There are few places as fabled for a spring break as Cancún, with its azure Caribbean waters and discounts that each year draw students from February through April. The scene this year is no different from years past, with big banners welcoming students, and streets full of flip-flop-clad Americans.

Yet this year many colleges felt obligated to educate students about the underbelly of all the fun. California Polytechnic State University in San Luis Obispo, for example, sent a warning to its student body last Monday, ahead of their spring vacation. "We understand that a number of our students travel to Mexico each year for spring break. This year, increased violence plagues the region," it warned, urging students to leave their full itineraries at home with families in friends.

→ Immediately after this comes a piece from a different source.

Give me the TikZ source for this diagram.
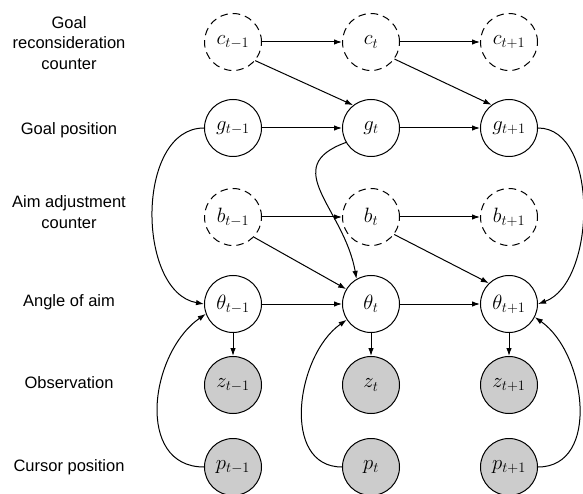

That warning specified trouble spots, mostly near the border and hundreds of miles from techno parties and beach volleyball. Tour agencies and Mexican tourism officials are trying to reiterate that distinction. "We understand violence is happening, but some [places] are 2,000 miles away, and if students use common sense safety tips, it can be an enjoyable experience," says Patrick Evans, of STA Travel, one of the world's largest student travel agencies. He says they have not had any more cancellations this year than in previous ones.

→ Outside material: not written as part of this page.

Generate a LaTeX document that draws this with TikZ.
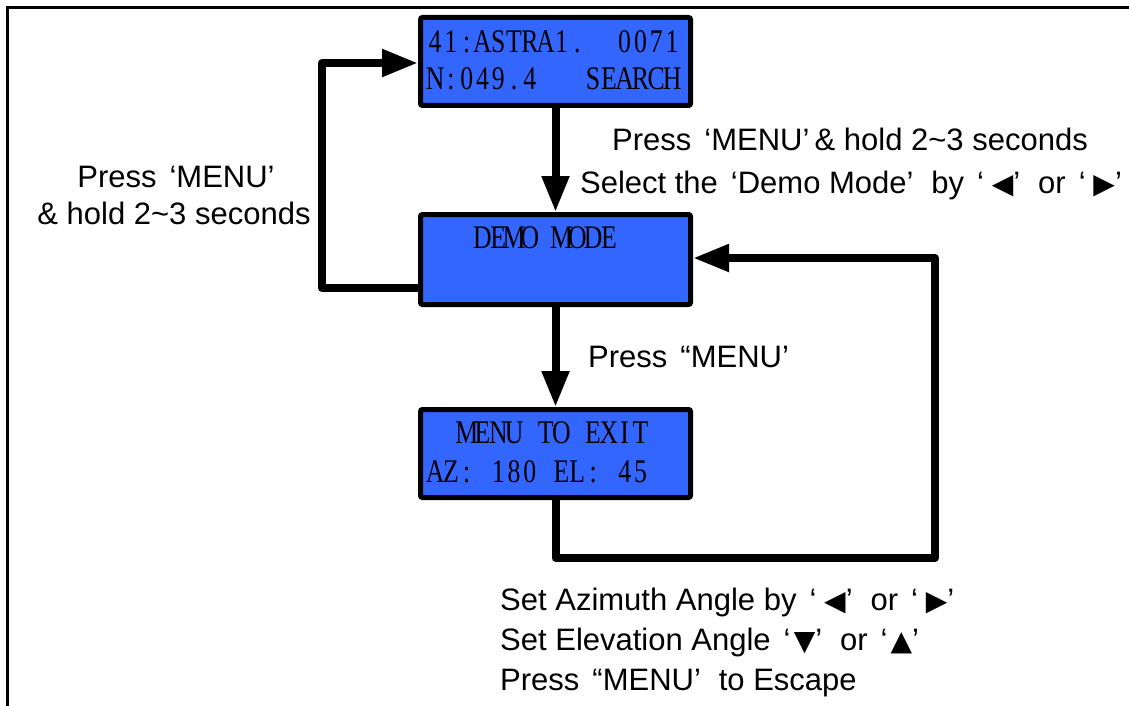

STA Travel did, however, cancel a bus tour that crossed the border of Texas and headed down the Pacific coast to the resort town of Mazatlán.

Some schools urged students to stay away altogether. "Every student should be aware that Mexico in general has seen a marked increase in violence recently," read a University of Arizona statement released in February. "Due to these circumstances, the University of Arizona Dean of Students Office strongly advises students to avoid travel to Mexico at this time and during Spring Break."

"It's the first time we've recommended to students that they not travel there," says Johnny Cruz, a university spokesperson.

Samantha Fallon, a sophomore at the University of Arizona, was signed up with a travel agency to go camping on an island in the Sea of Cortez. But, she says, that under pressure from the school, the trip was canceled. "I was disappointed. I didn't want the drug war or violence to stop me from having a trip of a lifetime. We were going sea kayaking, cliff jumping, and swimming with dolphins." Instead, she took a road trip through California with some friends. "We saw tons of U of A friends doing the same thing."

While most of the violence has taken place elsewhere, the beach resorts are not entirely isolated from it. In recent years, Acapulco has seen decapitations and gun fights in plain daylight. In Cancún, a retired army general sent to root out corruption in a police force allegedly infiltrated by drug traffickers was recently tortured and shot to death.

Tourism officials are trying to fight back. The Cancún Hotel Association launched a campaign this month, including a YouTube video of American tourists enjoying the area. "We didn't want us telling you Americans how great it is, we wanted you telling each other," says Rodrigo de la Pena, the president of the Cancún Hotel Association.

Tourism grew last year in Mexico, fueling a $13 billion a year industry that is crucial to the economy, but the numbers are down slightly. Cancún expects 22,000 spring breakers this year, down from 26,000 the year before. Occupancy rates are down through mid-March at 79.2 percent this year, compared with 84.6 percent in the same period last year, says Mr. de la Pena. He blames it on the economic situation in the US, not on violence.

Most spring breakers, from Washington State to Wales, say they understand that most violence occurs between drug traffickers. Still, Heidi Frawley, a freshman at Mt. Hood Community College in Oregon, says that she has decided to stay put in the major cities, like Cancún, instead of exploring smaller towns. She adds that the worst experience for her thus far has been police corruption and bribe-seeking.